Il a été dit par Hobbes que la démocratie n’était qu’une aristocratie d’orateurs. Oui, on peut se dire que ce seront toujours les mêmes, les meilleurs beaux-parleurs et pas forcément les plus investis en politique qui dirigeront notre pays… Mais essayons de limiter cet aspect en élisant les moins mauvais ; honorons le vote pour ce qu’il représente, pour ceux qui ne l’ont pas et qui aimeraient avoir ce droit, pour ceux qui se sont battus pour qu’on l’ait tous ce droit, nous, aujourd’hui.

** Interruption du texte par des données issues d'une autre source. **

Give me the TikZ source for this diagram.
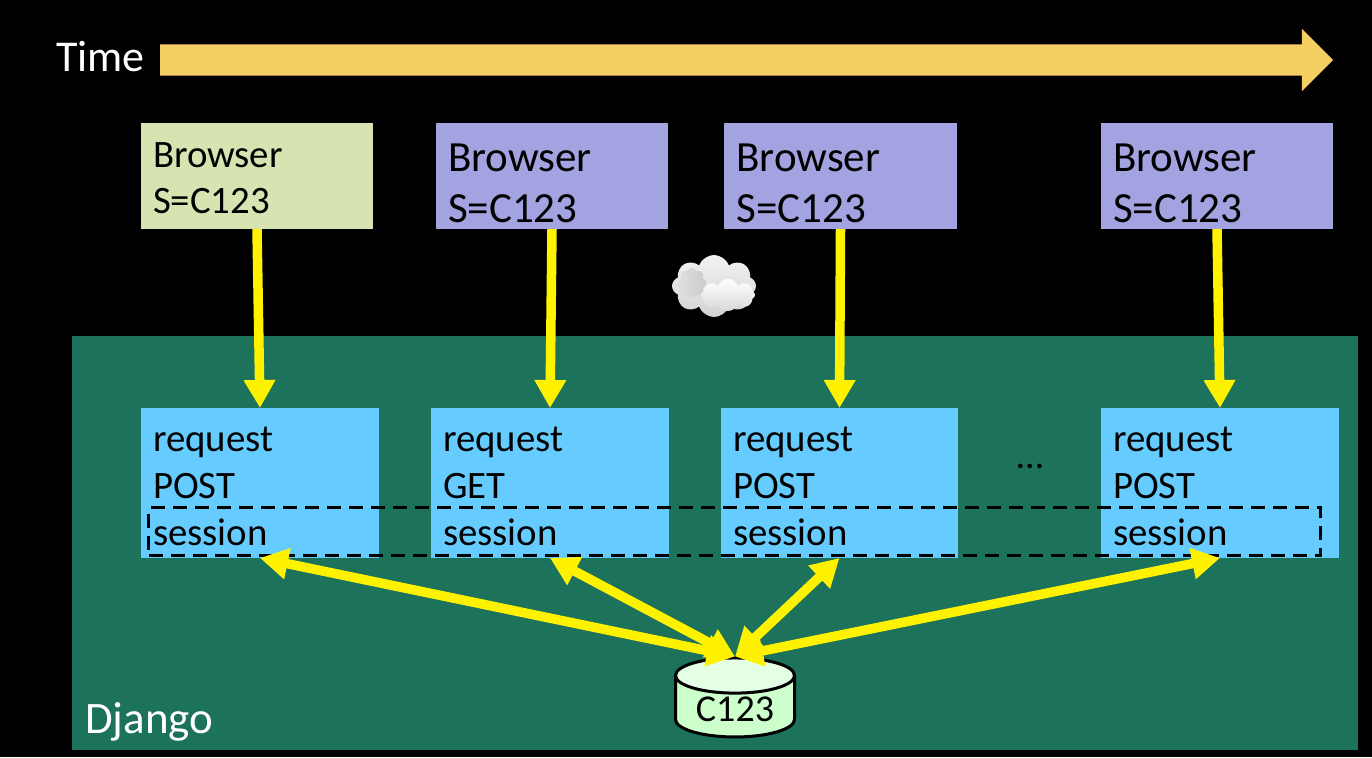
\documentclass[tikz,border=0pt]{standalone}
\usepackage{fontspec}
\setmainfont{Carlito}
\usetikzlibrary{arrows.meta,positioning,shapes.arrows,shapes.geometric,shapes.symbols}
\definecolor{panel green}{RGB}{28,114,90}
\definecolor{pale green}{RGB}{215,228,178}
\definecolor{pale violet}{RGB}{163,163,226}
\definecolor{req blue}{RGB}{102,204,255}
\definecolor{time gold}{RGB}{243,207,98}
\tikzset{
    small browser/.style = {
        anchor = north west,
        fill = pale green,
        outer sep = 0pt,
        minimum width = 232pt,
        minimum height = 106pt,
        text width = 208pt,
        text height = 20pt,
        text depth = 38pt,
        inner xsep = 12pt,
        inner ysep = 0pt,
        align = left,
        font = \fontsize{38.8}{46}\selectfont,
        },
    browser/.style = {
        small browser,
        fill = pale violet,
        text depth = 30pt,
        font = \fontsize{43}{51}\selectfont,
        },
    request/.style = {
        anchor = north west,
        fill = req blue,
        outer sep = 0pt,
        minimum width = 238pt,
        minimum height = 150pt,
        text width = 214pt,
        text height = 20pt,
        text depth = 84pt,
        inner xsep = 12pt,
        inner ysep = 0pt,
        align = left,
        font = \fontsize{38.8}{47.4}\selectfont,
        },
    wire/.style = {
        draw = yellow,
        line width = 9.5pt,
        -{Triangle[width=30pt,length=28pt]},
        },
    both wire/.style = {
        draw = yellow,
        line width = 9.5pt,
        {Triangle[width=30pt,length=28pt]}-{Triangle[width=30pt,length=28pt]},
        },
    puff/.style = {
        cloud,
        cloud puffs = 8,
        cloud puff arc = 140,
        inner sep = 0pt,
        },
}
\begin{document}
\begin{tikzpicture}[x=1pt,y=-1pt]
            \useasboundingbox (0,0) rectangle (1372,757);
            \fill[black] (0,0) rectangle (1372,757);

            \node[anchor=north west, fill=panel green, outer sep=0pt, minimum width=1286pt, minimum height=414pt] (django) at (72,336) {};
            \node[anchor=base west, text=white, font=\fontsize{45}{50}\selectfont, inner sep=0pt] (djangolabel) at (85,733) {Django};

            \node[anchor=west, single arrow, fill=time gold, outer sep=0pt, inner sep=0pt, inner ysep=15.5pt, minimum height=1173pt, minimum width=62pt, single arrow head extend=15.5pt] (timearrow) at (160,60) {};
            \node[anchor=base west, text=white, font=\fontsize{44}{50}\selectfont, inner sep=0pt] (timelabel) at (56,72) {Time};

            \node[small browser] (b1) at (141,123) {Browser\\S=C123};
            \node[browser, right=63pt of b1, anchor=west] (b2) {Browser\\S=C123};
            \node[browser, right=56pt of b2, anchor=west, minimum width=233pt] (b3) {Browser\\S=C123};
            \node[browser, right=144pt of b3, anchor=west] (b4) {Browser\\S=C123};

            \node[puff, minimum width=84pt, minimum height=62pt, top color=gray!10, bottom color=gray!35] (cloudback) at (714,286) {};
            \node[puff, minimum width=28pt, minimum height=30pt, left color=gray!25, right color=gray!40] (cloudleft) at (692,283) {};
            \node[puff, minimum width=54pt, minimum height=32pt, top color=white, bottom color=gray!30] (cloudfront) at (728,295) {};

            \node[request] (r1) at (141,408) {request\\POST\\session};
            \node[request, right=52pt of r1, anchor=west] (r2) {request\\GET\\session};
            \node[request, right=52pt of r2, anchor=west, minimum width=237pt, text width=213pt] (r3) {request\\POST\\session};
            \node[request, right=143pt of r3, anchor=west] (r4) {request\\POST\\session};
            \node[font=\fontsize{38}{46}\selectfont, inner sep=0pt] (dots) at (1030,466) {...};

            \node[anchor=north west, draw, dashed, line width=3pt, dash pattern=on 14pt off 8pt, minimum width=1172pt, minimum height=48pt] (sessions) at (147,506) {};

            \node[cylinder, shape border rotate=90, draw, line width=3pt, aspect=0.45, cylinder uses custom fill, cylinder body fill=green!20!white, cylinder end fill=green!10!white, minimum width=119pt, minimum height=79pt, inner sep=0pt, font=\fontsize{38}{40}\selectfont] (db) at (735,707) {\raisebox{-2pt}[24pt][0pt]{C123}};

            \draw[wire] (b1.south) -- (r1.north);
            \draw[wire] (b2.south) -- (r2.north);
            \draw[wire] (b3.south) -- (r3.north);
            \draw[wire] (b4.south) -- (r4.north);
            \draw[both wire] (r1.south) -- (db.north);
            \draw[both wire] (r2.south) -- (db.north);
            \draw[both wire] (r3.south) -- (db.north);
            \draw[both wire] (r4.south) -- (db.north);
        \end{tikzpicture}
\end{document}
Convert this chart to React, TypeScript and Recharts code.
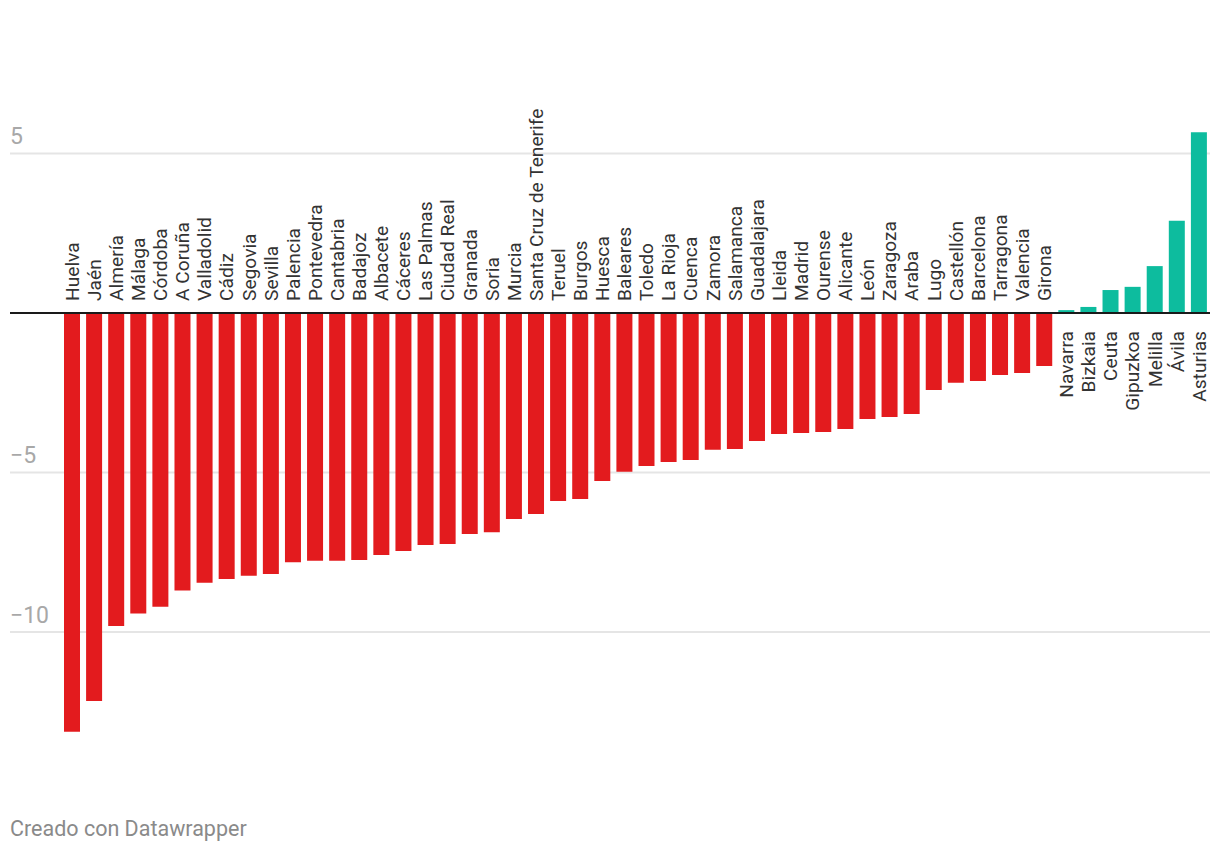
import { BarChart, Bar, XAxis, YAxis, CartesianGrid, ReferenceLine, Cell, LabelList } from 'recharts'

const NAMES = [
  'Huelva', 'Jaén', 'Almería', 'Málaga', 'Córdoba', 'A Coruña', 'Valladolid', 'Cádiz',
  'Segovia', 'Sevilla', 'Palencia', 'Pontevedra', 'Cantabria', 'Badajoz', 'Albacete', 'Cáceres',
  'Las Palmas', 'Ciudad Real', 'Granada', 'Soria', 'Murcia', 'Santa Cruz de Tenerife', 'Teruel', 'Burgos',
  'Huesca', 'Baleares', 'Toledo', 'La Rioja', 'Cuenca', 'Zamora', 'Salamanca', 'Guadalajara',
  'Lleida', 'Madrid', 'Ourense', 'Alicante', 'León', 'Zaragoza', 'Araba', 'Lugo',
  'Castellón', 'Barcelona', 'Tarragona', 'Valencia', 'Girona', 'Navarra', 'Bizkaia', 'Ceuta',
  'Gipuzkoa', 'Melilla', 'Ávila', 'Asturias',
]

const VALUES = [
  -13.13, -12.16, -9.81, -9.42, -9.21, -8.7, -8.46, -8.34,
  -8.24, -8.18, -7.81, -7.77, -7.77, -7.74, -7.59, -7.46,
  -7.27, -7.24, -6.93, -6.87, -6.46, -6.3, -5.89, -5.83,
  -5.27, -4.98, -4.8, -4.67, -4.61, -4.29, -4.26, -4.01,
  -3.79, -3.76, -3.73, -3.64, -3.32, -3.26, -3.17, -2.41,
  -2.19, -2.13, -1.94, -1.88, -1.66, 0.09, 0.19, 0.72,
  0.82, 1.47, 2.89, 5.67,
]

const Y_TICKS = [-10, -5, 0, 5]

const RED = '#e31b1e'
const TEAL = '#0dbc9e'
const FONT = 'Roboto, sans-serif'
const PLOT_LEFT = 10

const data = NAMES.map((name, i) => ({ name, value: VALUES[i] }))

const fmt = (v: number) => (v < 0 ? '\u2212' + Math.abs(v) : String(v))

const YTick = (props: any) => {
  const { y, payload } = props
  if (payload.value === 0) return <g />
  return (
    <text x={PLOT_LEFT} y={y - 9.5} fill="#a8a8a8" fontSize={23} fontFamily={FONT} textAnchor="start">
      {fmt(payload.value)}
    </text>
  )
}

const NameLabel = (props: any) => {
  const { x, y, width, height, value, index } = props
  const v = VALUES[index]
  const cx = x + width / 2
  const zero = v >= 0 ? Math.max(y, y + height) : Math.min(y, y + height)
  const above = v < 0
  const ty = above ? zero - 12 : zero + 18
  return (
    <text
      transform={`translate(${cx + 6.8}, ${ty}) rotate(-90)`}
      textAnchor={above ? 'start' : 'end'}
      fill="#333"
      fontSize={19.2}
      fontFamily={FONT}
    >
      {value}
    </text>
  )
}

export default function App() {
  return (
    <div style={{ position: 'absolute', left: 0, top: 0, width: 1220, height: 854, background: '#fff' }}>
      <BarChart
        width={1220}
        height={854}
        data={data}
        margin={{ top: 121.6, right: 10, bottom: 94.4, left: PLOT_LEFT }}
      >
        <CartesianGrid vertical={false} syncWithTicks stroke="#e5e5e5" strokeWidth={2} />
        <XAxis dataKey="name" hide padding={{ left: 51, right: 0 }} />
        <YAxis
          mirror
          width={60}
          domain={[-14, 6]}
          ticks={Y_TICKS}
          axisLine={false}
          tickLine={false}
          tick={YTick}
        />
        <Bar dataKey="value" barSize={16} isAnimationActive={false}>
          {data.map((d, i) => (
            <Cell key={i} fill={d.value < 0 ? RED : TEAL} />
          ))}
          <LabelList dataKey="name" content={NameLabel} />
        </Bar>
        <ReferenceLine y={0} stroke="#1a1a1a" strokeWidth={2} />
      </BarChart>
      <div
        style={{
          position: 'absolute',
          left: 10,
          top: 817.7,
          fontFamily: FONT,
          fontSize: 21.5,
          lineHeight: '22px',
          color: '#8a8a8a',
        }}
      >
        Creado con Datawrapper
      </div>
    </div>
  )
}
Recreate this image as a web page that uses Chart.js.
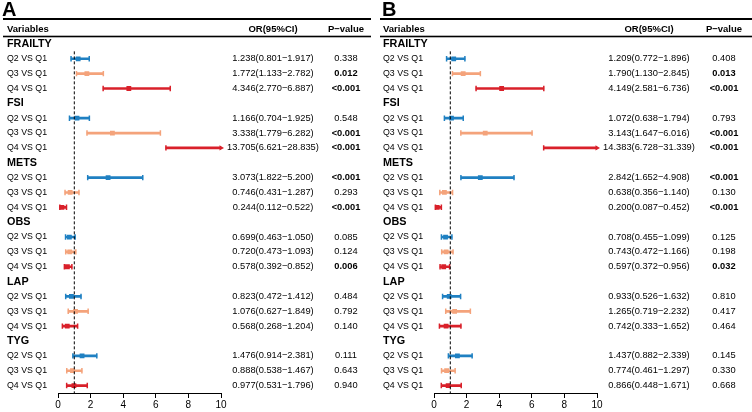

Ne pas déserter pour résister
Dans cette bataille pour la démocratie, l’abstention n’est pas courageuse. L’abstention, c’est la désertion. En restant chez nous ce dimanche, tu sembles renoncer à tout : renoncer à ta libre-parole, renoncer à la démocratie, et renoncer à un semblant d’espoir. Car c’est notre France, cette France du futur dans laquelle ma génération va évoluer qui se dessine derrière chaque élection. Si tu ne te sens plus concerné, s’il te plaît, vote pour moi ta fille, ainsi que pour tous ceux, toutes celles de ma génération qui perdent espoir mais continuent de voter pour se battre et résister.
S’il te plaît papa, ne t’abstiens pas.